Your next book is a very interesting one about Confucianism and women. This is, Women and Confucian Cultures in Premodern China, Japan and Korea.

Contributing authors in this book played a very influential role for me. I did my PhD dissertation on the rise of the Korean Women’s Movement after the fall of the dictatorship there in 1998 and the rapid changes that South Korea, a country significantly shaped by Confucianism, has undergone in terms of gender roles in the last two decades. What I found particularly interesting about the arguments in this book is that it really takes away the common assumption that culture is something that is static. It paints a very dynamic picture about culture and gendered roles even in outwardly highly patriarchal societies.

For example, in Korea, which I know better than the other two cases, several of the articles in the book really highlight that during the Koryo Dynasty, which was from the 900s to the late 1300s, women actually had very strong political, social and economic freedoms. The Confucian Choson Dynasty (which was set up in 1392 and it went right through until 1910) saw progressive restrictions put on women’s mobility and the extent in which they could participate in the public sphere. Women became very much segregated within the home, but despite these critical changes there was still scope for agency.

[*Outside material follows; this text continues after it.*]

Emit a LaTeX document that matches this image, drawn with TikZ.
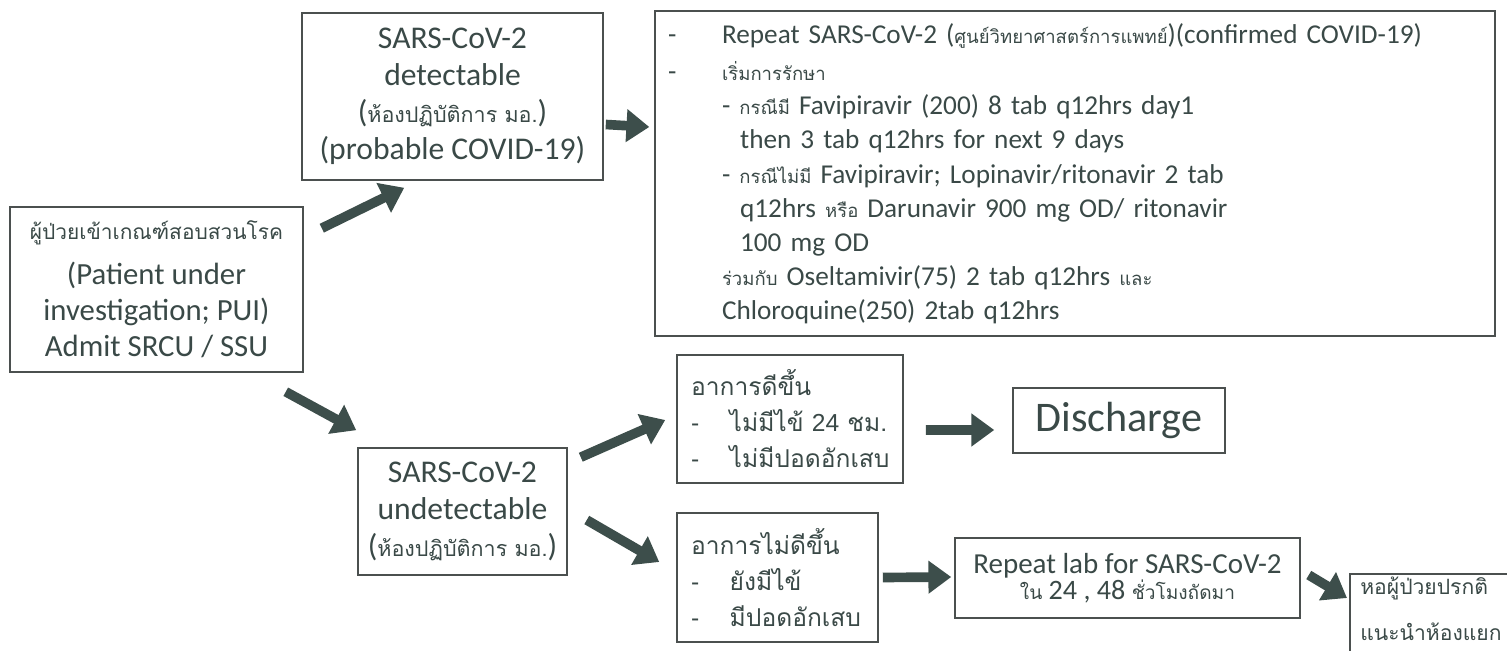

However, there is a very interesting case made that with Confucianism what was critical was the nexus between education and political power. What you saw in Korea was women capitalising on this cultural space and becoming much more active participants in writing. King Sejong of Korea actually created a new script which was phonetic and this allowed women who had had less educational opportunities to men to start engaging in writing. So in this context women were not only engaging with the dominant male literary tradition but also with a new female literary tradition, and thereby defending a space for women’s perspectives.